Volume 17 Part 1 Article 45: Flies and Dust – Epidemiology of Dry Bubble in Australia

Volume 17 Part 1 Article 45
Year 2008
Title: Flies and Dust – Epidemiology of Dry Bubble in Australia
Authors: A. Clift and A. Shamshad


Dry bubble, caused by Verticillium fungicola, is a major disease problem in cultivated mushrooms throughout the world. Although the basic biology of V. fungicola and the factors favouring infection are known, the relative importance of these is not. We report on a detailed examination of V. fungicola infections on seven farms near Sydney, Australia, involving several hundred crops.

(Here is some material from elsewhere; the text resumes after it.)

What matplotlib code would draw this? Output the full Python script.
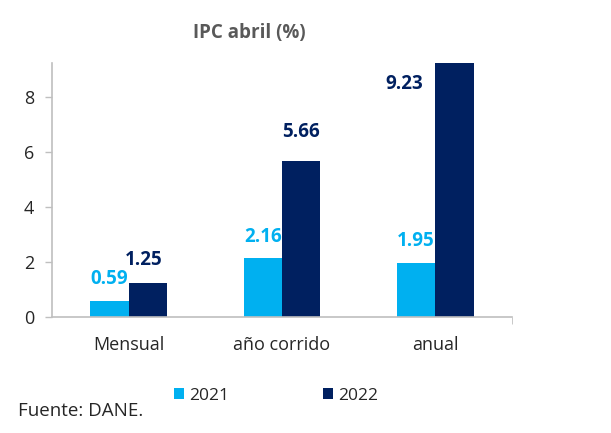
import numpy as np
import matplotlib.pyplot as plt

plt.rcParams['font.family'] = ['Open Sans', 'DejaVu Sans']

categorias = ['Mensual', 'año corrido', 'anual']
ipc_2021 = [0.59, 2.16, 1.95]
ipc_2022 = [1.25, 5.66, 9.23]

azul_claro = '#00B0F0'
azul_oscuro = '#002060'

fig = plt.figure(figsize=(6.11, 4.33), dpi=100)
ax = fig.add_axes([52 / 611, 1 - 317 / 433, 460 / 611, 254 / 433])

x = np.arange(len(categorias))
w = 0.25
b1 = ax.bar(x - w / 2, ipc_2021, w, color=azul_claro, label='2021')
b2 = ax.bar(x + w / 2, ipc_2022, w, color=azul_oscuro, label='2022')

# desplazamientos de las etiquetas (pixeles)
off_2021 = [(0, 22), (0, 21), (0, 22)]
off_2022 = [(-4, 23), (0, 29), (-50, -21)]
for rect, v, o in zip(b1, ipc_2021, off_2021):
    ax.annotate(f'{v:.2f}', (rect.get_x() + rect.get_width() / 2, v),
                xytext=o, textcoords='offset pixels', ha='center', va='center',
                color=azul_claro, fontsize=13.5, fontweight='bold')
for rect, v, o in zip(b2, ipc_2022, off_2022):
    ax.annotate(f'{v:.2f}', (rect.get_x() + rect.get_width() / 2, v),
                xytext=o, textcoords='offset pixels', ha='center', va='center',
                color=azul_oscuro, fontsize=13.5, fontweight='bold')

ax.set_xlim(-0.5, 2.5)
ax.set_ylim(0, 9.23)
ax.set_yticks([0, 2, 4, 6, 8])
ax.set_xticks(x)
ax.set_xticklabels(categorias, fontsize=13, color='#262626')
ax.tick_params(axis='x', length=0, pad=14)
ax.tick_params(axis='y', labelsize=13, labelcolor='#262626', color='#bfbfbf',
               length=5, width=1, pad=8)
ax.set_xticks([2.5], minor=True)
ax.tick_params(axis='x', which='minor', length=5, color='#bfbfbf')
for s in ['top', 'right']:
    ax.spines[s].set_visible(False)
for s in ['left', 'bottom']:
    ax.spines[s].set_color('#bfbfbf')
    ax.spines[s].set_linewidth(1.2)

fig.text(249 / 611, 1 - 33 / 433, 'IPC abril (%)', ha='center',
         va='center', fontsize=13.5, fontweight='bold', color='#595959')

leg = fig.legend(handles=[b1, b2], loc='center', bbox_to_anchor=(276 / 611, 1 - 396 / 433),
                 ncol=2, frameon=False, fontsize=12.5, handlelength=0.6, handleheight=0.6,
                 columnspacing=5.4, handletextpad=0.3)
for t in leg.get_texts():
    t.set_color('#262626')

fig.text(18 / 611, 1 - 411 / 433, 'Fuente: DANE.', ha='left', va='center',
         fontsize=13.5, color='#262626')

fig.savefig('out.png', dpi=100)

An epidemiological model that ranks the known factors, taking account of variable fungicide susceptibility, pathogen virulence and farm management is proposed. The model is set up using a Bayesian belief network (Norsys®), which allows input of qualitative, as well as quantitative data. Using the sensitivity analysis module the relative importance of the various factors on initial establishment of an infection, the spread to other rooms and the management of the outbreak can be determined. Information recorded for each crop included disease and pest history, disease incidence, incidence of sciarids and phorids, assessment of farm hygiene and farm design, efficiency of physical exclusion, use of insecticides and fungicides, pesticides used in spot treatment, assessment of efficiency of spot treatment, assessment of general pesticide use. In Australia, either flies or dust were usually associated with initial infections. In situations where dust was a major factor, weak links in farm design or material flows were evident. A major factor in moving from initial infection to a major outbreak was efficiency of pesticide use, including spot treatment of isolated infections. Pathogen virulence and fungicide resistance were both important in the development of disease outbreaks.